Dr. Murat Paker’in “Beyaz Türkler neden HDP’ye oy verebilir? Gerçekten özgürlükler meselesini içselleştirebildikleri için mi, yoksa başkanlık meselesinde baraj olabileceğine inandıkları için mi?” sorusuna ise cevabı şu:
“Çok güzel bir soru ama tek bir cevabı yok. Beyaz Türkler de parçalı bir yapı, her türlüsü var. Beyaz Türk olup faşist olan da var, AKP’lisi de var, sosyalisti de var, devrimcisi de var. Beyaz Türk dediğimizde politik bir pozisyondan çok kültürel bir pozisyonu tarif ediyoruz. Sosyoekonomik seviyenin orta üst düzeyinde yer alan bir yerlerden bahsediyoruz. Bu kesim içinde HDP’yi ilkesel düzeyde destekleyenler olduğu gibi, başkanlık tehlikesi ve Tayyip Erdoğan fenomenini durdurmak gibi daha konjonktürel nedenlerle de oy verecek olanlar vardır. Her türlüsü vardır.”
Paker’in “HDP’nin Türkiye’nin batısında kazandığı sempatiyi hangi koşulda kaybedeceği” sorusuna yanıtı da “HDP ‘Bütün farklıların saygı göreceği bir zemin yaratmak zorundayız’ diyor. Ha, bu dediğini yapmaz da, bütün ezilenlerin partisi olarak devam etmek yerine içinden bir parçanın tahakküm ettiği bir yere giderse tabii kendini inkâr etmiş olur ve biter” şeklindeydi.
Yaklaşık 10 gün önce Hürriyet’te yayımlanmış söyleşi, Paker’in verdiği “partilerin psiko politik açıdan karnesi” ile sona eriyordu; biz de öyle yapıp ‘son seçim yazımızı’ bitirelim derim.
AKP:
En güçlü yanı: Devlet imkânlarını kullanabilmesi.
En zayıf yanı: Devlet imkânlarını kullanabilmesi. Bu muhtemelen aynı zamanda en zayıf noktası çünkü giderek daha fazla insan AKP’deki bu keyfiyeti, kural tanımazlığı görüyor.
MHP:
En güçlü yanı: Toplumda kuşaklar boyunca o tedrisatın ana malzemesi olan Türk milliyetçiliğine dayandığı için hazır bir malzemesi var.
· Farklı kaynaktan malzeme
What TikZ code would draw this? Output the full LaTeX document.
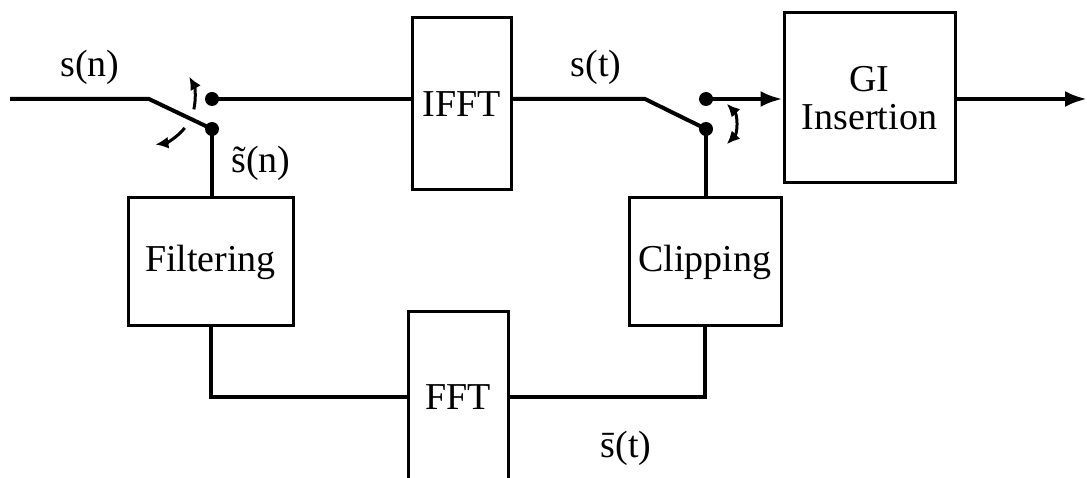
\documentclass[tikz,border=0pt]{standalone}
\usepackage{fontspec}
\setmainfont{Liberation Serif}
\usetikzlibrary{arrows.meta,positioning,calc}
\tikzset{block/.style={draw,line width=1.5pt,fill=white,inner sep=2pt,align=center},
  wire/.style={draw,line width=2pt},
  contact/.style={circle,fill,inner sep=0pt,minimum size=7pt},
  turn/.style={line width=1.5pt},
  every picture/.style={>={Latex[length=11pt,width=8pt]}}}
\newcommand{\tip}{Latex[length=6.5pt,width=6pt]}

\begin{document}
\begin{tikzpicture}[x=0.5pt,y=0.5pt,font=\fontsize{19}{19}\selectfont]
  \useasboundingbox (0,0) rectangle (1087,477);
  % blocks
  \node[block,minimum width=49.5pt,minimum height=86pt] (ifft) at (461.5,373) {IFFT};
  \node[block,minimum width=85.5pt,minimum height=85pt] (gi) at (869.5,379) {GI\\Insertion};
  \node[block,minimum width=82.5pt,minimum height=64pt] (filt) at (210.5,215) {Filtering};
  \node[block,minimum width=76pt,minimum height=64pt] (clip) at (705,215) {Clipping};
  \node[block,minimum width=50pt,minimum height=85pt] (fft) at (458,80) {FFT};
  % switches
  \coordinate (in) at (10,378);
  \coordinate (piv1) at (149,378);
  \node[contact] (sw1a) at (212,378) {};
  \node[contact] (sw1b) at (212,348) {};
  \coordinate (piv2) at (645,378);
  \node[contact] (sw2a) at (706,378) {};
  \node[contact] (sw2b) at (706,348) {};
  \coordinate (out) at (1087,378);
  % wires
  \draw[wire] (in) -- (piv1) -- (sw1b.center);
  \draw[wire] (sw1a.center) -- (sw1a -| ifft.west);
  \draw[wire] (sw1b.center) -- (sw1b |- filt.north);
  \draw[wire] (filt.south) |- (fft.west);
  \draw[wire] (fft.east) -| (clip.south);
  \draw[wire] (sw2b |- clip.north) -- (sw2b.center);
  \draw[wire] (ifft.east |- piv2) -- (piv2) -- (sw2b.center);
  \draw[wire,->] (sw2a.center) -- (sw2a -| gi.west);
  \draw[wire,->] (gi.east |- out) -- (out);
  % turning arrows
  \draw[turn,-{\tip}] ($(piv1)+(-13:46)$) arc[start angle=-13,end angle=29,radius=23pt];
  \draw[turn,-{\tip}] ($(piv1)+(-39:46)$) arc[start angle=-39,end angle=-82,radius=23pt];
  \draw[turn,{\tip}-{\tip}] ($(sw2b)+(0,5)+(44:29)$) arc[start angle=44,end angle=-44,radius=14.5pt];
  % labels
  \node[anchor=base] (lsn) at (90,400) {s(n)};
  \node[anchor=base] (lst) at (596,400) {s(t)};
  \node[anchor=base] (lsf) at (261,304) {\~{s}(n)};
  \node[anchor=base] (lsb) at (626,20) {\={s}(t)};
\end{tikzpicture}
\end{document}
Türkiye’de milli eğitim sisteminden geçen sıradan vatandaşın kulağı MHP’nin söylemlerine çok açık zaten. Böyle bir avantajı var. Türkiye Cumhuriyeti’nin resmi söylemiyle uyum içerisinde bir parti.
En zayıf yanı: Değişen dünya ve Türkiye koşullarına uygun yeni açılımlar üretmekte kendi çerçevesi çok elverişsiz.
CHP:
En güçlü yanı: Sonuçta ikinci büyük parti olup, her şeye rağmen yüzde 25 civarında oy alıyor olmak insanların zihninde bir iktidar alternatifi izlenimi veriyor. İkinci parti olmanın dışında pek de başka bir avantaj görmüyorum açıkçası.
En zayıf yanı: Devlet kuran, tek parti rejimini uzun süre devam ettirmiş ve bu tarihiyle övünen, sonrasında sosyal demokrat parti olduğunu söyleyen dünyada başka bir örnek yok. CHP’nin zorluğu büyük eşitsizlikler ve haksızlıklar üzerine kurulmuş bir devletin kurucu partisi olup da sonradan bu haksızlıklarla mücadele etmesi gereken sosyal demokrat parti olmaya soyunmak. Yapılamaz bir şey demek istemiyorum. Bir takım adımlar da atılıyor ama çok zor bir şey.
HDP:
En güçlü yanı: Ezilenlerin sesi olma, her tür rengi içinde bulundurmaya çalışan tavrı ve lideri güçlü yanları.
En zayıf yanı: Kürt hareketine yönelik önyargılar dezavantajı. Kanlı bir tarih var tabii orada, anılar taze. Aşılması için, yüzleşmeler için zaman gerekiyor.